Grundtendenz der NPD zu Gewalt nicht feststellbar

Ferner sei eine Grundtendenz der NPD, ihre verfassungsfeindlichen Absichten mit Gewalt oder durch die Begehung von Straftaten durchzusetzen, den im Verfahren geschilderten Einzelfällen (noch) nicht zu entnehmen. Der Kleinstort Jamel stelle einen Sonderfall dar, der nicht verallgemeinerungsfähig sei. Sonstige Beispiele erfolgreicher Umsetzung räumlicher Dominanzansprüche seien nicht ersichtlich. Konkrete Anhaltspunkte von Gewicht, die darauf hindeuteten, dass die NPD die Grenzen des zulässigen politischen Meinungskampfes in einer das Tatbestandsmerkmal des "Darauf Ausgehens" erfüllenden Weise überschreite, lägen daher ebenfalls nicht vor.

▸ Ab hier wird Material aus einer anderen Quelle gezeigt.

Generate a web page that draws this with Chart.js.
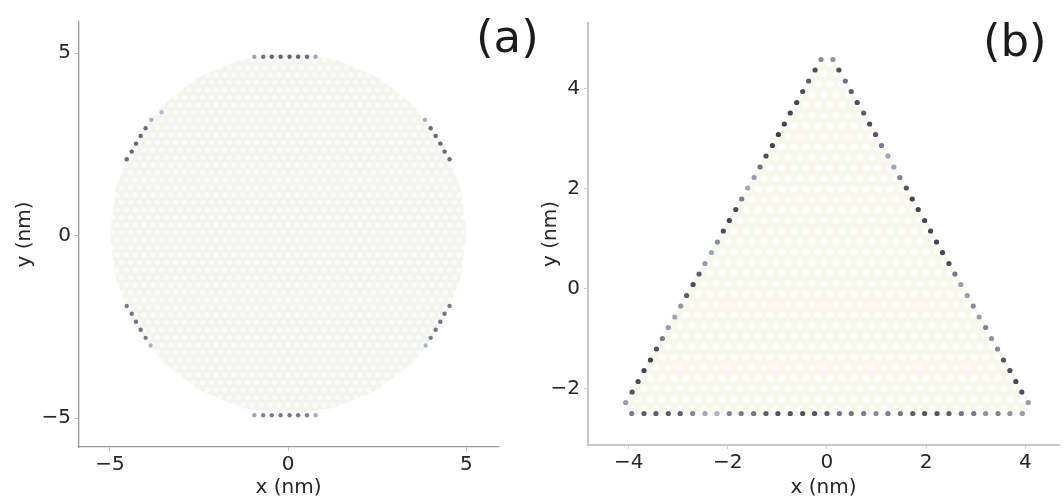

Einschüchterndes und kriminelles Verhalten mit polizei- und strafrechtlichen Mittel zu unterbinden

Schließlich sieht das BVerfG auch keine hinreichenden Anhaltspunkte für die Schaffung einer Atmosphäre der Angst, die zu einer spürbaren Beeinträchtigung der Freiheit des Prozesses der politischen Willensbildung führe oder führen könnte. Der Umstand, dass die NPD durch einschüchterndes oder kriminelles Verhalten von Mitgliedern und Anhängern punktuell eine nachvollziehbare Besorgnis um die Freiheit des politischen Prozesses oder gar Angst vor gewalttätigen Übergriffen auslösen könne, sei zwar nicht zu verkennen, erreiche aber die durch Art. 21 Abs. 2 GG markierte Schwelle nicht. Auf Einschüchterung und Bedrohung sowie den Aufbau von Gewaltpotentialen müsse mit den Mitteln des präventiven Polizeirechts und des repressiven Strafrechts rechtzeitig und umfassend reagiert werden, um die Freiheit des politischen Prozesses ebenso wie einzelne vom Verhalten der NPD Betroffene wirkungsvoll zu schützen.

Voraussetzungen für Parteiverbot mit EGMR-Vorgaben vereinbar

Das BVerfG sieht die von ihm aufgestellten Anforderungen an die Feststellung der Verfassungswidrigkeit einer Partei auch im Einklang mit den Vorgaben des Europäischen Gerichtshofs für Menschenrechte.

BVerfG, Urteil vom 17.01.2017 - 2 BvB 1/13

Redaktion beck-aktuell, 17. Januar 2017.